I would normally be a bit skeptical of anything published by CSPI.
Given that American universities now routinely have a lot more administrators than teaching staff (still very untypical elsewhere in the world), wouldn't you at least agree that the bureaucratic bloat is real?

This is, after all, what the students are paying in their tuition, which is becoming a major burden on the American middle class.

(Ironically, "tuition" as a word promises that the money is mostly spent on teaching, not on administration and amenities.)

There is a strange reluctance on the American liberal left to criticize greediness in academia or even acknowledge that such thing exists. Politically, I get it, the academia is overwhelmingly liberal-left, so there is an instinct not to alienate it. But there surely must be some upper bound to the growth of tuition costs, after which the burden becomes unbearable.

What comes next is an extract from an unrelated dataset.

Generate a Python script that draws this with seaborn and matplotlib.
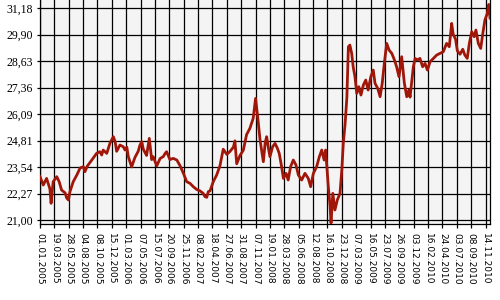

politically I think it's more that in America, administrative positions skew heavily towards the political left in or outside Academia. There's a whole theory of analysing American politics based on the idea that the 'professional managerial class' (i.e. salaried administrative types) have interests that are better taken care of by the democratic party and vote accordingly.

I think the cognitive dissonance is more that administrative types want to think of their positions as necessary to the proper functioning of things.

> Politically, I get it, the academia is overwhelmingly liberal-left, so there is an instinct not to alienate it

> Eschew flamebait. Avoid unrelated controversies, generic tangents, and internet tropes.

Why? Do you care to elaborate, or do you prefer to just cast vague aspersions?
Sounds like the Iron Law of Bureaucracy is at it again.